* **GIVEN EXERCISE**
Here are some records; copy every line that holds the word "this".

•••

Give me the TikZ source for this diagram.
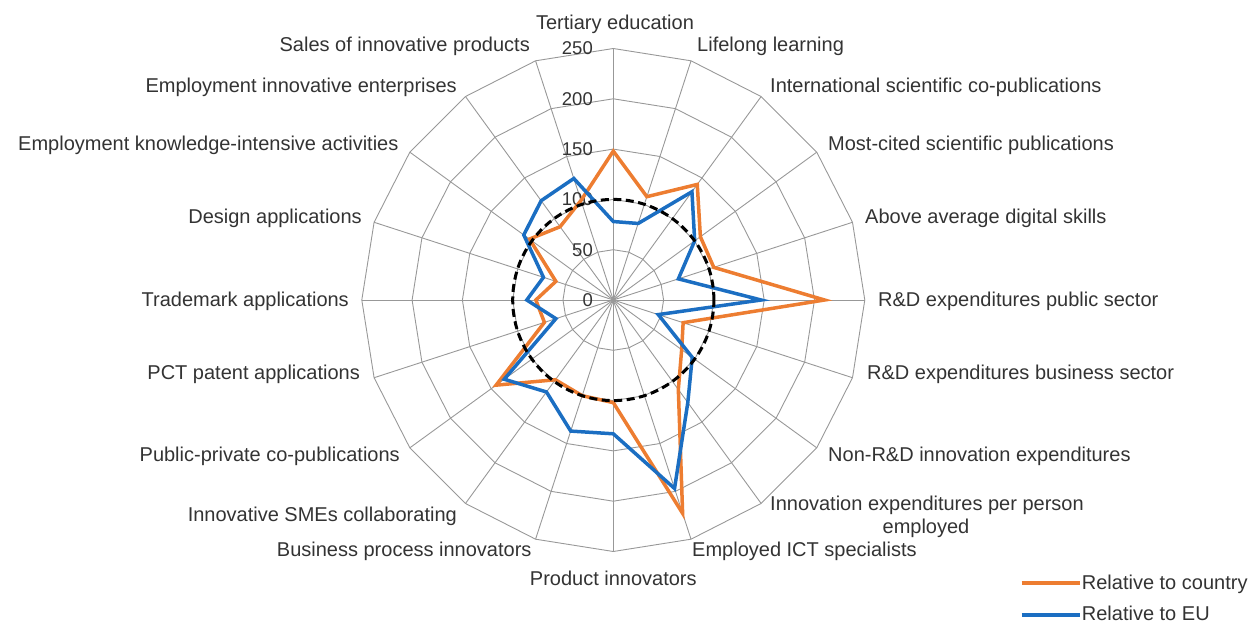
\documentclass[tikz,border=0pt]{standalone}
\usepackage{fontspec}
\setmainfont{Liberation Sans}
\definecolor{orangeC}{HTML}{ED7D31}
\definecolor{blueC}{HTML}{1B6EC2}
\definecolor{gridC}{HTML}{989898}
\definecolor{textC}{HTML}{333333}
\begin{document}
\begin{tikzpicture}[x=1pt,y=1pt,
  gridline/.style={draw=gridC, line width=0.9pt},
  lab/.style={inner sep=0pt, text=textC, font=\fontsize{20}{23}\selectfont},
  tick/.style={inner sep=0pt, anchor=east, text=textC, font=\fontsize{18.5}{22}\selectfont},
  countryline/.style={draw=orangeC, line width=3.5pt, line join=miter},
  euline/.style={draw=blueC, line width=3.5pt, line join=miter},
  refline/.style={draw=black, line width=3pt, dash pattern=on 8pt off 4.5pt}]
\useasboundingbox (-613.3,-324) rectangle (644.7,300);
\coordinate (c) at (0,0);
% grid
\begin{scope}[scale=1.006]
  \foreach \i in {0,...,19} \draw[gridline] (c) -- ({90-18*\i}:250);
  \foreach \r in {50,100,150,200,250}
    \draw[gridline] (90:\r) \foreach \i in {1,...,19}{ -- ({90-18*\i}:\r)} -- cycle;
\end{scope}
% tick labels
\foreach \t in {0,50,100,150,200,250}
  \node[tick] (tick\t) at (-20.3,{\t*1.006}) {\t};
% data
\begin{scope}[scale=1.006]
  \draw[countryline] (90:148) -- (72:108) -- (54:142) -- (36:107) -- (18:105) -- (0:210)
    -- (-18:73) -- (-36:84) -- (-54:110) -- (-72:223) -- (-90:102) -- (-108:100)
    -- (-126:98) -- (-144:144) -- (-162:72) -- (180:77) -- (162:60) -- (144:103)
    -- (126:90) -- (108:104) -- cycle;
  \draw[euline] (90:78) -- (72:80) -- (54:133) -- (36:100) -- (18:68) -- (0:147)
    -- (-18:47) -- (-36:97) -- (-54:126) -- (-72:197) -- (-90:133) -- (-108:137)
    -- (-126:113) -- (-144:134) -- (-162:60) -- (180:86) -- (162:73) -- (144:110)
    -- (126:122) -- (108:127) -- cycle;
  \draw[refline] (c) circle[radius=100];
\end{scope}
% axis labels
\node[lab, anchor=base] (l0) at (1.7,270) {Tertiary education};
\node[lab, anchor=base west] (l1) at (83.7,248) {Lifelong learning};
\node[lab, anchor=base west] (l2) at (156.7,207) {International scientific co-publications};
\node[lab, anchor=base west] (l3) at (214.7,149) {Most-cited scientific publications};
\node[lab, anchor=base west] (l4) at (251.7,76) {Above average digital skills};
\node[lab, anchor=base west] (l5) at (264.7,-6) {R\&D expenditures public sector};
\node[lab, anchor=base west] (l6) at (253.7,-79) {R\&D expenditures business sector};
\node[lab, anchor=base west] (l7) at (214.7,-161) {Non-R\&D innovation expenditures};
\node[lab, anchor=base west] (l8a) at (156.7,-210) {Innovation expenditures per person};
\node[lab, anchor=base] (l8b) at (312.7,-233) {employed};
\node[lab, anchor=base west] (l9) at (78.7,-256) {Employed ICT specialists};
\node[lab, anchor=base] (l10) at (0,-285) {Product innovators};
\node[lab, anchor=base east] (l11) at (-81.6,-256) {Business process innovators};
\node[lab, anchor=base east] (l12) at (-156.3,-221) {Innovative SMEs collaborating};
\node[lab, anchor=base east] (l13) at (-213.3,-161) {Public-private co-publications};
\node[lab, anchor=base east] (l14) at (-253.3,-79) {PCT patent applications};
\node[lab, anchor=base east] (l15) at (-264.3,-6) {Trademark applications};
\node[lab, anchor=base east] (l16) at (-251.3,76) {Design applications};
\node[lab, anchor=base east] (l17) at (-214.7,149) {Employment knowledge-intensive activities};
\node[lab, anchor=base east] (l18) at (-156.3,207) {Employment innovative enterprises};
\node[lab, anchor=base east] (l19) at (-83.3,248) {Sales of innovative products};
% legend
\coordinate (lgA1) at (408.4,-283);
\coordinate (lgA2) at (466.7,-283);
\coordinate (lgB1) at (408.4,-315);
\coordinate (lgB2) at (466.7,-315);
\draw[countryline] (lgA1) -- (lgA2);
\draw[euline] (lgB1) -- (lgB2);
\node[lab, anchor=base west] (lgA) at (468.4,-289) {Relative to country};
\node[lab, anchor=base west] (lgB) at (468.4,-320) {Relative to EU};
\end{tikzpicture}
\end{document}
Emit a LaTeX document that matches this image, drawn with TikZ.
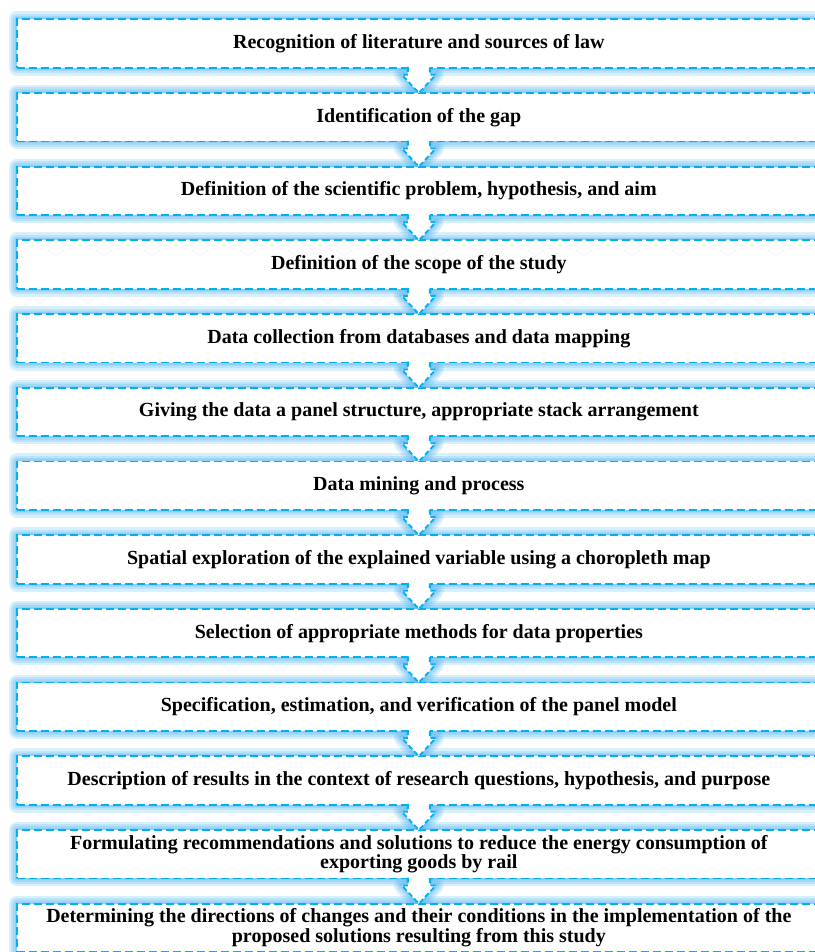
\documentclass[tikz,border=0pt]{standalone}
\usepackage{fontspec}
\setmainfont{Liberation Serif}
\usetikzlibrary{positioning, calc, backgrounds}
\definecolor{dashcyan}{RGB}{0,176,240}
\definecolor{glowblue}{RGB}{80,180,240}

\begin{document}
\begin{tikzpicture}[
    x=1pt, y=1pt,
    font=\fontsize{20}{18}\selectfont\bfseries,
    stepbox/.style ={rectangle, fill=white, draw=dashcyan, line width=1.8pt,
                     dash pattern=on 8pt off 4pt, minimum width=804.3pt,
                     minimum height=48.5pt, inner sep=0pt, outer sep=0pt,
                     align=center},
    glow/.style    ={draw=glowblue, opacity=0.22, line join=round},
    flowline/.style={draw=dashcyan, line width=1.8pt,
                     dash pattern=on 5pt off 3pt},
  ]
  \useasboundingbox (0,0) rectangle (814,-952);

  % ---- steps of the study (one column, right edge runs off the page) ----
  \node[stepbox] (b1) at (418.85,-43.5) {Recognition of literature and sources of law};
  \node[stepbox, below=25.2pt of b1]  (b2)  {Identification of the gap};
  \node[stepbox, below=25.2pt of b2]  (b3)  {Definition of the scientific problem, hypothesis, and aim};
  \node[stepbox, below=25.2pt of b3]  (b4)  {Definition of the scope of the study};
  \node[stepbox, below=25.2pt of b4]  (b5)  {Data collection from databases and data mapping};
  \node[stepbox, below=25.2pt of b5]  (b6)  {Giving the data a panel structure, appropriate stack arrangement};
  \node[stepbox, below=25.2pt of b6]  (b7)  {Data mining and process};
  \node[stepbox, below=25.2pt of b7]  (b8)  {Spatial exploration of the explained variable using a choropleth map};
  \node[stepbox, below=25.2pt of b8]  (b9)  {Selection of appropriate methods for data properties};
  \node[stepbox, below=25.2pt of b9]  (b10) {Specification, estimation, and verification of the panel model};
  \node[stepbox, below=25.2pt of b10] (b11) {Description of results in the context of research questions, hypothesis, and purpose};
  \node[stepbox, below=25.2pt of b11] (b12) {Formulating recommendations and solutions to reduce the energy consumption of\\exporting goods by rail};
  \node[stepbox, below=25.2pt of b12] (b13) {Determining the directions of changes and their conditions in the implementation of the\\proposed solutions resulting from this study};

  % ---- soft blue glow behind boxes and arrows ----
  \begin{scope}[on background layer]
    \foreach \i in {1,...,13}
      \foreach \w in {16,11,7,4}
        \draw[glow, line width=\w pt] (b\i.north west) rectangle (b\i.south east);
    \foreach \up/\dn in {b1/b2, b2/b3, b3/b4, b4/b5, b5/b6, b6/b7, b7/b8,
                         b8/b9, b9/b10, b10/b11, b11/b12, b12/b13}
      \foreach \w in {16,11,7,4}
        \draw[glow, line width=\w pt] ($(\up.south)+(-11,0)$) -- ($(\up.south)+(-11,-7)$)
          -- ($(\up.south)+(-17,-7)$) -- (\dn.north) -- ($(\up.south)+(17,-7)$)
          -- ($(\up.south)+(11,-7)$) -- ($(\up.south)+(11,0)$);
  \end{scope}

  % ---- block arrows between consecutive steps (open at the top) ----
  \foreach \up/\dn in {b1/b2, b2/b3, b3/b4, b4/b5, b5/b6, b6/b7, b7/b8,
                       b8/b9, b9/b10, b10/b11, b11/b12, b12/b13} {
    \fill[white] ($(\up.south)+(-11,2)$) -- ($(\up.south)+(-11,-7)$)
      -- ($(\up.south)+(-17,-7)$) -- (\dn.north) -- ($(\up.south)+(17,-7)$)
      -- ($(\up.south)+(11,-7)$) -- ($(\up.south)+(11,2)$) -- cycle;
    \draw[flowline] ($(\up.south)+(-11,0.9)$) -- ($(\up.south)+(-11,-7)$)
      -- ($(\up.south)+(-17,-7)$) -- (\dn.north) -- ($(\up.south)+(17,-7)$)
      -- ($(\up.south)+(11,-7)$) -- ($(\up.south)+(11,0.9)$);
  }

\end{tikzpicture}
\end{document}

•••

* **WRITTEN SOLUTION**
Give me the TikZ source for this diagram.
Emit a LaTeX document that matches this image, drawn with TikZ.
  \node[stepbox, below=25.2pt of b12] (b13) {Determining the directions of changes and their conditions in the implementation of the\\proposed solutions resulting from this study};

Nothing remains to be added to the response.